Classified assets increased from $187 billion to $191 billion, representing 5.6 percent of the portfolio, compared with 6.2 percent in 2013. Classified dollar volume increased 2.1 percent from 2013.

Credits rated special mention, which exhibit potential weakness and could result in further deterioration if uncorrected, increased from $115 billion to $149 billion, representing 4.4 percent of the portfolio, compared with 3.8 percent in 2013. Special mention dollar volume increased 29.6 percent from the 2013 level.
The overall severity of classifications declined, with credits rated as doubtful decreasing from $14.5 billion to $11.8 billion and assets rated as loss decreasing slightly from $8 billion to $7.8 billion. Loans that were rated either doubtful or loss account for 0.6 percent of the portfolio, compared with 0.7 percent in the prior review. Adjusted for losses, nonaccrual loans declined from $61 billion to $43billion, a 27.8percent reduction.
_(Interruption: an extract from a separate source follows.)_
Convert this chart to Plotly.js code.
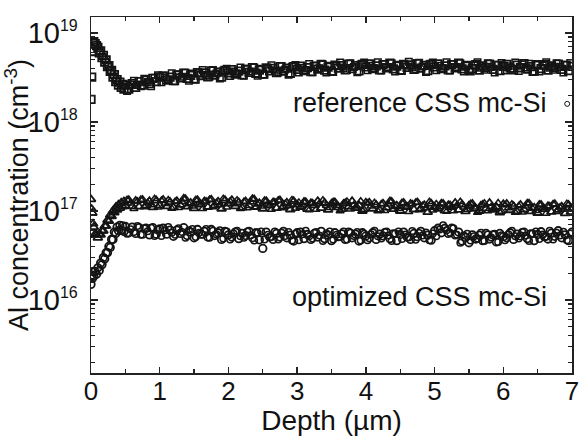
<!DOCTYPE html>
<html><head><meta charset="utf-8">
<script src="https://cdn.plot.ly/plotly-3.0.1.min.js"></script>
<style>html,body{margin:0;padding:0;background:#fff}#chart{width:580px;height:436px}</style>
</head><body><div id="chart"></div>
<script>
// Depth grid (µm), first scan, shared by the three profiles
const depth = [0,0.01,0.02,0.03,0.04,0.06,0.08,0.10,0.12,0.14,0.16,0.18,0.20,0.22,0.24,0.26,0.28,0.30,0.32,0.34,0.36,0.38,0.40,0.42,0.44,0.46,0.48,0.50,0.55,0.60,0.65,0.70,0.75,0.80,0.85,0.90,0.95,1.00,
1.05,1.10,1.15,1.20,1.25,1.30,1.35,1.40,1.45,1.50,1.55,1.60,1.65,1.70,1.75,1.80,1.85,1.90,1.95,2.00,
2.05,2.10,2.15,2.20,2.25,2.30,2.35,2.40,2.45,2.50,2.55,2.60,2.65,2.70,2.75,2.80,2.85,2.90,2.95,3.00,
3.05,3.10,3.15,3.20,3.25,3.30,3.35,3.40,3.45,3.50,3.55,3.60,3.65,3.70,3.75,3.80,3.85,3.90,3.95,4.00,
4.05,4.10,4.15,4.20,4.25,4.30,4.35,4.40,4.45,4.50,4.55,4.60,4.65,4.70,4.75,4.80,4.85,4.90,4.95,5.00,
5.05,5.10,5.15,5.20,5.25,5.30,5.35,5.40,5.45,5.50,5.55,5.60,5.65,5.70,5.75,5.80,5.85,5.90,5.95,6.00,
6.05,6.10,6.15,6.20,6.25,6.30,6.35,6.40,6.45,6.50,6.55,6.60,6.65,6.70,6.75,6.80,6.85,6.90,6.95,7.00];

// Depth grid (µm), second interleaved scan
const depth2 = [0.525,0.575,0.625,0.675,0.725,0.775,0.825,0.875,0.925,0.975,
1.025,1.075,1.125,1.175,1.225,1.275,1.325,1.375,1.425,1.475,1.525,1.575,1.625,1.675,1.725,1.775,1.825,1.875,1.925,1.975,
2.025,2.075,2.125,2.175,2.225,2.275,2.325,2.375,2.425,2.475,2.525,2.575,2.625,2.675,2.725,2.775,2.825,2.875,2.925,2.975,
3.025,3.075,3.125,3.175,3.225,3.275,3.325,3.375,3.425,3.475,3.525,3.575,3.625,3.675,3.725,3.775,3.825,3.875,3.925,3.975,
4.025,4.075,4.125,4.175,4.225,4.275,4.325,4.375,4.425,4.475,4.525,4.575,4.625,4.675,4.725,4.775,4.825,4.875,4.925,4.975,
5.025,5.075,5.125,5.175,5.225,5.275,5.325,5.375,5.425,5.475,5.525,5.575,5.625,5.675,5.725,5.775,5.825,5.875,5.925,5.975,
6.025,6.075,6.125,6.175,6.225,6.275,6.325,6.375,6.425,6.475,6.525,6.575,6.625,6.675,6.725,6.775,6.825,6.875,6.925,6.975];

// reference CSS mc-Si (units of 1e18 cm^-3)
const refE18 = [1.8,3.2,6.2,7.8,8.0,7.6,7.2,6.9,6.0,6.3,5.3,5.6,4.7,5.0,4.2,4.3,3.7,3.8,3.2,3.4,2.85,3.0,2.6,2.8,2.45,2.65,2.35,2.6,2.35,2.7,2.45,2.85,2.6,2.95,2.7,3.1,2.85,3.2,
3.30,2.95,3.20,2.92,3.36,3.13,3.55,3.09,3.35,3.05,3.58,3.33,3.57,3.21,3.76,3.36,3.64,3.20,3.79,3.56,
3.87,3.46,3.73,3.39,3.89,3.61,4.08,3.53,3.82,3.46,4.05,3.75,4.00,3.59,4.19,3.73,4.03,3.53,4.18,3.91,
4.25,3.78,4.08,3.69,4.23,3.92,4.43,3.83,4.13,3.73,4.36,4.04,4.30,3.85,4.48,3.99,4.30,3.76,4.44,4.16,
4.49,3.99,4.28,3.86,4.41,4.07,4.58,3.95,4.24,3.82,4.45,4.12,4.37,3.91,4.54,4.03,4.33,3.78,4.45,4.16,
4.49,3.99,4.28,3.86,4.41,4.07,4.58,3.95,4.24,3.82,3.98,4.40,3.82,4.27,4.11,4.48,3.90,4.32,3.78,4.23,
4.44,4.03,3.86,4.36,4.07,4.52,3.94,4.19,3.74,4.40,3.98,4.40,3.82,4.27,4.11,4.48,3.90,4.32,3.78,4.23];
const refScan2E18 = [2.23,2.62,2.90,2.60,2.53,3.06,2.82,2.52,3.15,3.35,
2.79,3.16,3.00,3.54,2.87,3.45,3.22,3.57,2.91,3.51,2.99,3.53,3.85,3.37,3.22,3.84,3.51,3.08,3.77,3.98,
3.29,3.70,3.50,4.11,3.32,3.97,3.69,4.09,3.32,3.98,3.39,3.97,4.34,3.77,3.60,4.27,3.90,3.40,4.17,4.37,
3.60,4.05,3.83,4.48,3.62,4.31,4.01,4.43,3.59,4.29,3.65,4.27,4.66,4.05,3.85,4.57,4.16,3.63,4.43,4.65,
3.82,4.28,4.03,4.70,3.78,4.49,4.16,4.58,3.70,4.41,3.74,4.37,4.75,4.12,3.91,4.62,4.20,3.65,4.45,4.66,
3.82,4.28,4.03,4.70,3.78,4.49,4.16,4.58,3.70,4.41,3.69,4.32,4.69,4.07,3.86,4.57,4.15,3.61,4.40,4.61,
3.78,4.23,3.98,4.65,3.74,4.44,4.11,4.52,3.65,4.36,3.69,4.32,4.69,4.07,3.86,4.57,4.15,3.61,4.40,4.61];

// optimized CSS mc-Si, upper profile (units of 1e17 cm^-3)
const optUpperE17 = [1.35,1.05,0.95,0.72,0.66,0.55,0.54,0.50,0.55,0.54,0.60,0.60,0.68,0.68,0.79,0.77,0.90,0.87,1.00,0.96,1.10,1.03,1.18,1.08,1.24,1.12,1.28,1.14,1.32,1.13,1.30,1.12,1.33,1.15,1.29,1.10,1.31,1.16,
1.33,1.13,1.26,1.10,1.29,1.17,1.37,1.12,1.23,1.07,1.32,1.18,1.28,1.11,1.34,1.16,1.27,1.06,1.32,1.21,
1.32,1.13,1.25,1.09,1.28,1.16,1.36,1.11,1.22,1.06,1.29,1.15,1.25,1.08,1.31,1.13,1.24,1.04,1.29,1.18,
1.11,1.26,1.05,1.22,1.16,1.29,1.08,1.23,1.03,1.21,1.25,1.10,1.05,1.22,1.12,1.29,1.08,1.16,1.00,1.24,
1.24,1.06,1.17,1.03,1.21,1.09,1.28,1.05,1.15,1.00,1.23,1.11,1.20,1.04,1.25,1.06,1.16,0.97,1.21,1.11,
1.06,1.21,1.01,1.16,1.11,1.23,1.03,1.18,0.99,1.15,1.20,1.06,1.00,1.17,1.07,1.23,1.03,1.11,0.96,1.19,
1.20,1.02,1.13,0.99,1.17,1.04,1.21,0.99,1.09,0.95,1.17,1.05,1.13,0.98,1.19,1.03,1.12,0.94,1.17,1.07];
const optUpperScan2E17 = [1.34,1.22,1.06,1.29,1.35,1.11,1.24,1.17,1.37,1.10,
1.31,1.21,1.33,1.07,1.28,1.09,1.27,1.38,1.20,1.13,1.34,1.22,1.06,1.29,1.35,1.11,1.24,1.17,1.37,1.10,
1.29,1.20,1.32,1.06,1.27,1.08,1.26,1.37,1.19,1.13,1.31,1.19,1.04,1.26,1.32,1.08,1.21,1.14,1.33,1.07,
1.25,1.16,1.28,1.03,1.23,1.04,1.22,1.32,1.15,1.09,1.27,1.15,1.00,1.22,1.28,1.05,1.17,1.10,1.29,1.04,
1.22,1.13,1.24,1.00,1.20,1.01,1.19,1.29,1.12,1.06,1.24,1.13,0.98,1.20,1.25,1.03,1.15,1.08,1.27,1.02,
1.20,1.11,1.22,0.99,1.18,1.00,1.16,1.27,1.10,1.04,1.21,1.10,0.96,1.17,1.22,1.00,1.12,1.06,1.23,0.99,
1.17,1.08,1.19,0.96,1.14,0.97,1.13,1.23,1.07,1.01,1.19,1.08,0.94,1.14,1.20,0.98,1.10,1.04,1.21,0.97];

// optimized CSS mc-Si, lower profile (units of 1e16 cm^-3)
const optLowerE16 = [1.5,1.9,1.75,2.1,1.85,2.1,1.95,2.3,2.15,2.6,2.5,3.0,2.9,3.4,3.4,4.0,3.9,4.8,4.8,5.8,5.6,6.6,6.0,6.9,6.1,6.8,5.9,6.7,5.7,6.6,5.6,6.5,5.5,6.4,5.4,6.5,5.5,6.3,
6.4,5.5,6.1,5.2,6.1,5.6,6.5,5.3,5.8,5.0,6.2,5.5,5.9,5.1,6.2,5.3,5.7,4.8,5.9,5.4,
5.1,5.8,4.9,5.6,5.3,5.9,5.0,5.7,4.75,3.8,5.8,5.1,4.8,5.6,5.1,5.9,5.0,5.35,4.6,5.7,
5.8,4.9,5.45,4.8,5.6,5.1,5.9,4.9,5.35,4.65,5.7,5.15,5.55,4.8,5.8,5.0,5.5,4.6,5.7,5.25,
5.0,5.7,4.8,5.5,5.25,5.8,4.9,5.55,4.65,5.45,5.8,5.1,4.8,5.6,5.15,5.9,5.0,5.35,4.7,6.0,
6.4,5.7,6.4,5.6,6.4,5.4,5.8,4.6,5.05,4.4,5.4,4.85,5.35,4.65,5.6,4.85,5.4,4.5,5.6,5.15,
5.0,5.7,4.8,5.5,5.25,5.8,4.9,5.55,4.65,5.45,5.85,5.15,4.85,5.65,5.2,6.0,5.0,5.4,4.65,5.8];
const optLowerScan2E16 = [5.55,6.22,5.81,6.78,5.40,6.42,5.94,6.49,5.24,6.20,
5.23,6.1,6.6,5.7,5.4,6.4,5.8,5.0,6.1,6.3,5.1,5.7,5.4,6.3,5.0,6.0,5.5,6.1,4.9,5.9,
4.8,5.6,6.0,5.2,5.0,5.9,5.35,4.65,5.7,5.9,4.8,5.4,5.1,5.9,4.8,5.7,5.25,5.8,4.65,5.55,
4.7,5.5,6.0,5.2,4.9,5.8,5.3,4.6,5.6,5.9,4.8,5.4,5.1,5.9,4.8,5.7,5.25,5.8,4.65,5.55,
4.7,5.5,6.0,5.2,4.9,5.8,5.3,4.6,5.6,5.9,4.85,5.45,5.05,5.95,4.75,5.65,5.3,5.75,4.7,5.6,
5.2,6.2,6.9,6.1,5.7,6.4,5.4,4.4,5.3,5.55,4.65,5.2,4.9,5.7,4.6,5.45,5.05,5.55,4.5,5.35,
4.7,5.5,6.0,5.2,4.9,5.8,5.3,4.6,5.6,5.9,4.85,5.45,5.15,6.0,4.8,5.7,5.3,5.85,4.7,5.6];

// stray points
const strayDepth = [6.93];
const strayValue = [1.6e18];

// y tick values and labels
const yTickVals = [1e16, 1e17, 1e18, 1e19];
const yTickExps = ['16', '17', '18', '19'];

const labelRef = 'reference CSS mc-Si';
const labelOpt = 'optimized CSS mc-Si';
const yTitle = 'Al concentration (cm<sup>-3</sup>)';
const xTitle = 'Depth (µm)';

const FONT = 'Liberation Sans, Arial, Helvetica, sans-serif';
const INK = '#141414';

function mk(x, y, symbol, size, lw){
  return {type:'scatter', mode:'markers', x:x, y:y,
    marker:{symbol:symbol, size:size, color:INK, line:{color:INK, width:lw}},
    showlegend:false, hoverinfo:'skip'};
}
const traces = [
  mk(depth, refE18.map(v=>v*1e18), 'square-open', 7.5, 1.8),
  mk(depth2, refScan2E18.map(v=>v*1e18), 'square-open', 6.5, 1.5),
  mk(depth, optUpperE17.map(v=>v*1e17), 'triangle-up-open', 8, 1.8),
  mk(depth2, optUpperScan2E17.map(v=>v*1e17), 'triangle-up-open', 7, 1.5),
  mk(depth, optLowerE16.map(v=>v*1e16), 'circle-open', 7.5, 1.8),
  mk(depth2, optLowerScan2E16.map(v=>v*1e16), 'circle-open', 6.5, 1.5),
  mk(strayDepth, strayValue, 'circle-open', 5, 1)
];

const layout = {
  width:580, height:436,
  margin:{l:91, r:8, t:17, b:63},
  paper_bgcolor:'#fff', plot_bgcolor:'#fff',
  font:{family:FONT, color:'#111'},
  xaxis:{range:[0,7], dtick:1, tick0:0, showgrid:false, zeroline:false,
    showline:true, linecolor:'#222', linewidth:1.5, mirror:'ticks',
    ticks:'inside', ticklen:6, tickwidth:1.5, tickcolor:'#222',
    minor:{dtick:0.5, ticks:'inside', ticklen:4, tickwidth:1.2, tickcolor:'#222', showgrid:false},
    tickfont:{size:26, family:FONT, color:'#111'}, ticklabelstandoff:-6,
    title:{text:xTitle, font:{size:28, family:FONT, color:'#111'}, standoff:0}},
  yaxis:{type:'log', range:[15.18,19.18], showgrid:false, zeroline:false,
    tickmode:'array', tickvals:yTickVals,
    ticktext:yTickExps.map(e=>'10<sup><span style="font-size:16px">'+e+'</span></sup>'),
    showline:true, linecolor:'#222', linewidth:1.5, mirror:'ticks',
    ticks:'inside', ticklen:7, tickwidth:1.5, tickcolor:'#222',
    minor:{tickmode:'array', tickvals:[2e15,3e15,4e15,5e15,6e15,7e15,8e15,9e15,2e16,3e16,4e16,5e16,6e16,7e16,8e16,9e16,2e17,3e17,4e17,5e17,6e17,7e17,8e17,9e17,2e18,3e18,4e18,5e18,6e18,7e18,8e18,9e18],
      ticks:'inside', ticklen:4, tickwidth:1.2, tickcolor:'#222', showgrid:false},
    tickfont:{size:29, family:FONT, color:'#111'}, ticklabelstandoff:6,
    title:{text:yTitle, font:{size:27, family:FONT, color:'#111'}, standoff:5}},
  annotations:[
    {text:labelRef, xref:'paper', yref:'paper', x:0.952, y:0.758, xanchor:'right', yanchor:'middle', showarrow:false, font:{size:27, family:FONT, color:'#111'}},
    {text:labelOpt, xref:'paper', yref:'paper', x:0.952, y:0.213, xanchor:'right', yanchor:'middle', showarrow:false, font:{size:27, family:FONT, color:'#111'}}
  ]
};
Plotly.newPlot('chart', traces, layout, {staticPlot:true, displayModeBar:false});
</script></body></html>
The distribution of credits across entity types—U.S. bank organizations, FBOs, and nonbanks—remained relatively unchanged. U.S. bank organizations owned 44.1 percent of total SNC loan commitments, FBOs owned 33.5 percent, and nonbanks owned 22.4 percent. Nonbanks continued to own a larger share of classified (73.6 percent) and nonaccrual (76.7 percent) assets than their total share of the SNC portfolio (22.4 percent). Institutions insured by the FDIC owned 10.1percent of classified assets and 6.7 percent of nonaccrual loans.
The SNC program was established in 1977 to provide an efficient and consistent review and analysis of SNCs. A SNC is any loan or formal loan commitment, and asset such as real estate, stocks, notes, bonds, and debentures taken as debts previously contracted, extended to borrowers by a federally supervised institution, its subsidiaries, and affiliates that aggregates $20 million or more and is shared by three or more unaffiliated supervised institutions. Many of these loan commitments also are participated with FBOs and nonbanks, including securitization pools, hedge funds, insurance companies, and pension funds.

In conducting the 2014 SNC Review, the agencies reviewed $975 billion of the $3.39 trillion credit commitments in the portfolio. The sample was weighted toward noninvestment grade and criticized credits. In preparing the leveraged loan supplement, the agencies reviewed $623 billion in commitments or 63.9 percent of leveraged borrowers, representing 81 percent of all leveraged loans by dollar commitments. The results of the review and supplement are based on analyses prepared in the second quarter of 2014 using credit-related data provided by federally supervised institutions as of December 31, 2013, and March 31, 2014.